• TASK DIRECTIONS: Wherever a line holds the string "draw", copy that line.

• INFORMATION SHOWN:
—————
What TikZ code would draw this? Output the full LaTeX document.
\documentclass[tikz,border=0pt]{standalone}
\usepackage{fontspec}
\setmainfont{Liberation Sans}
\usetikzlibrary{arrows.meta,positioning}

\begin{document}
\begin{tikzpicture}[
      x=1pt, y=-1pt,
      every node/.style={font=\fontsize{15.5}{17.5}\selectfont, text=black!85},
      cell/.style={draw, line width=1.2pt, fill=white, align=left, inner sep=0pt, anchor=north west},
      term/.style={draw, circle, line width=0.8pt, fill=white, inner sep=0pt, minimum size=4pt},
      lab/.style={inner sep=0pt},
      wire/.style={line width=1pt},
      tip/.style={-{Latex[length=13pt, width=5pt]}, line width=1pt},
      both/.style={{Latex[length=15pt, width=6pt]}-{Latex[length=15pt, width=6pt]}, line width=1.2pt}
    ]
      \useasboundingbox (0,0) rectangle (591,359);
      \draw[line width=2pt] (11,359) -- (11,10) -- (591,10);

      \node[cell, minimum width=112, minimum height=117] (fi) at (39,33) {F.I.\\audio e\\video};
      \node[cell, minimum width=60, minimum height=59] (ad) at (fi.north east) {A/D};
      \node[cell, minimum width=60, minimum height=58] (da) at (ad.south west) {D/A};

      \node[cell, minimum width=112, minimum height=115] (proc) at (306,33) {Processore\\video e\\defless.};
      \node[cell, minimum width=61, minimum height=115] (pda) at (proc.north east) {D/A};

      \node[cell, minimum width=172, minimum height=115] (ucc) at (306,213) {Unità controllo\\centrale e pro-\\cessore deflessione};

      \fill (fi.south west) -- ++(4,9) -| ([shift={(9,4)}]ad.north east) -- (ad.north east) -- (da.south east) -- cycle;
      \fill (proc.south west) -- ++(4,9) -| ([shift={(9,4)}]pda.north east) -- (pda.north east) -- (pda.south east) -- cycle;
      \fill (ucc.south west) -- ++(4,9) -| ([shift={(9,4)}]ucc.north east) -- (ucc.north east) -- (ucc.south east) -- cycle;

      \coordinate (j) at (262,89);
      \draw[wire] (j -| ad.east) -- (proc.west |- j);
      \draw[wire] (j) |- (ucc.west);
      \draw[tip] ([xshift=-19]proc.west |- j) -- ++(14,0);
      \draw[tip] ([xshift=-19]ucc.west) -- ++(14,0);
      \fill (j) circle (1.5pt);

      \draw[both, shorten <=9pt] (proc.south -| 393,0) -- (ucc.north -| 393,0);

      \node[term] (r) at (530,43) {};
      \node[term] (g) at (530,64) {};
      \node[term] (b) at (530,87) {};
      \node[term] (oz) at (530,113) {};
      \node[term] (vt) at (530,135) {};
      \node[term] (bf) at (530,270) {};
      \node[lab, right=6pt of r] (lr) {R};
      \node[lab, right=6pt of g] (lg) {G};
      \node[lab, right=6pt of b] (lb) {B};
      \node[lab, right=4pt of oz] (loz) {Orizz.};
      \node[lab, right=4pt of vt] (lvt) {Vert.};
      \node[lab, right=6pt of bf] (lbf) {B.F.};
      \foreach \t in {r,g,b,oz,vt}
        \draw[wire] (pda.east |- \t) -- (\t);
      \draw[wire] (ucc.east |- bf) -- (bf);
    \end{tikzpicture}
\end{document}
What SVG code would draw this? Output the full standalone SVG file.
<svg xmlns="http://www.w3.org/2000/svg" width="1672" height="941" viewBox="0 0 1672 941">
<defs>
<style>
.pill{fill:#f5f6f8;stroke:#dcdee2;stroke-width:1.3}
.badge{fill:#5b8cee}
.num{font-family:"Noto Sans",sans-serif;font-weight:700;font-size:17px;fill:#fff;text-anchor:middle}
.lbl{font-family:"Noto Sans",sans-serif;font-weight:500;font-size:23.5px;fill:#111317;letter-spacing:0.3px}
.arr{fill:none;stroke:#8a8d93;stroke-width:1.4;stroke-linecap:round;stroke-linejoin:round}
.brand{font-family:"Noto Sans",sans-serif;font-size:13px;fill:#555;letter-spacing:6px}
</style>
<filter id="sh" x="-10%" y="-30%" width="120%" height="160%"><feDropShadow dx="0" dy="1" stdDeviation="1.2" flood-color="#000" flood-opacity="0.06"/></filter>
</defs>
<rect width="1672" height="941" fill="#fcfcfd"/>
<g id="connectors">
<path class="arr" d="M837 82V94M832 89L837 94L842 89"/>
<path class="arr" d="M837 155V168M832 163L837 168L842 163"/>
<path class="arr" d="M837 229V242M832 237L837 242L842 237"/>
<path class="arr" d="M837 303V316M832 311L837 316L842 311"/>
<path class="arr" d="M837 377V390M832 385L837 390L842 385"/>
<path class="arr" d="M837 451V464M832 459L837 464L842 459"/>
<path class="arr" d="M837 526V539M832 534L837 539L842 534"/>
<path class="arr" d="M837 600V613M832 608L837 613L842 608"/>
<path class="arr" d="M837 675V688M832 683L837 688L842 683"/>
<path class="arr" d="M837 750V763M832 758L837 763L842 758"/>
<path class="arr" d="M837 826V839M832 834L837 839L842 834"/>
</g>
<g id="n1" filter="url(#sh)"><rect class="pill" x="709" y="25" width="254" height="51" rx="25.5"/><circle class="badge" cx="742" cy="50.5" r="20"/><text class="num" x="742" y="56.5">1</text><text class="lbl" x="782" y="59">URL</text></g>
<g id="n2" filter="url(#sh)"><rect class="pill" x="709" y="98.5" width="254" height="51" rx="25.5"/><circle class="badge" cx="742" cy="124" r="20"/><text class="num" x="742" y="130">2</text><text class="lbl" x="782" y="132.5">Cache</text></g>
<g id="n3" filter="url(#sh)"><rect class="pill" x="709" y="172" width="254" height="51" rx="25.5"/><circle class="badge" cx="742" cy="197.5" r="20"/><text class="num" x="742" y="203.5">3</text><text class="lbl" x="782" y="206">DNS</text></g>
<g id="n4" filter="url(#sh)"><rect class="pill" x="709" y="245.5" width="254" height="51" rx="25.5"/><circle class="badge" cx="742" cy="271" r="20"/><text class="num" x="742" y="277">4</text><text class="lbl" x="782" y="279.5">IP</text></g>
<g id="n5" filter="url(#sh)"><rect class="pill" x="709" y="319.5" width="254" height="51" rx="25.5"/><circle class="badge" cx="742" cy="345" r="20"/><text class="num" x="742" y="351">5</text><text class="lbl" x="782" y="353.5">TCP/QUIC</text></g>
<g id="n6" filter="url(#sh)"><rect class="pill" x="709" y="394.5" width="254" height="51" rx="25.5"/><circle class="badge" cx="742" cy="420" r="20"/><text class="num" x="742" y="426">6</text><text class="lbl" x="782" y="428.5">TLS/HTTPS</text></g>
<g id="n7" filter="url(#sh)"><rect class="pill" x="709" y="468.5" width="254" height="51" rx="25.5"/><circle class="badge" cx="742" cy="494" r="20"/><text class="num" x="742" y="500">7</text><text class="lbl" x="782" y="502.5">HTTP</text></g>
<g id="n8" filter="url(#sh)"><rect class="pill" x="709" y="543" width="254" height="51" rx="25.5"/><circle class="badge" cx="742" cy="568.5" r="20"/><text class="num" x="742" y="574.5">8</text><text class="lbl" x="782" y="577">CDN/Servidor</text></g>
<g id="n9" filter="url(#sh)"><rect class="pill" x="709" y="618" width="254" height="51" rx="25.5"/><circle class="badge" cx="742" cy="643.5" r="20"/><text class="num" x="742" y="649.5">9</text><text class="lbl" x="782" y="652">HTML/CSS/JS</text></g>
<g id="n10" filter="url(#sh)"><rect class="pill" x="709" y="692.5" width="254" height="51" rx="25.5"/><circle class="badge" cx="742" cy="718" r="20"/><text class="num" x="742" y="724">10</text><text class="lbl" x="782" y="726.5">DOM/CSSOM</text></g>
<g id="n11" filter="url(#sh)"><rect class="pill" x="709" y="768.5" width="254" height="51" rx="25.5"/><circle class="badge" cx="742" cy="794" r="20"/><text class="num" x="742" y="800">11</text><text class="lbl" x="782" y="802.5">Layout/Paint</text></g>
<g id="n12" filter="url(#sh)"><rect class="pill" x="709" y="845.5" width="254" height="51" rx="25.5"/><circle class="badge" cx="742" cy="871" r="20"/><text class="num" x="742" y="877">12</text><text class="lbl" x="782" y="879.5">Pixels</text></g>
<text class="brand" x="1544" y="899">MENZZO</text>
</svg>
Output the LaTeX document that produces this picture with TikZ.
—————
• THE ANSWER:
What TikZ code would draw this? Output the full LaTeX document.
      cell/.style={draw, line width=1.2pt, fill=white, align=left, inner sep=0pt, anchor=north west},
      term/.style={draw, circle, line width=0.8pt, fill=white, inner sep=0pt, minimum size=4pt},
      \draw[line width=2pt] (11,359) -- (11,10) -- (591,10);
      \draw[wire] (j -| ad.east) -- (proc.west |- j);
      \draw[wire] (j) |- (ucc.west);
      \draw[tip] ([xshift=-19]proc.west |- j) -- ++(14,0);
      \draw[tip] ([xshift=-19]ucc.west) -- ++(14,0);
      \draw[both, shorten <=9pt] (proc.south -| 393,0) -- (ucc.north -| 393,0);
        \draw[wire] (pda.east |- \t) -- (\t);
      \draw[wire] (ucc.east |- bf) -- (bf);
What SVG code would draw this? Output the full standalone SVG file.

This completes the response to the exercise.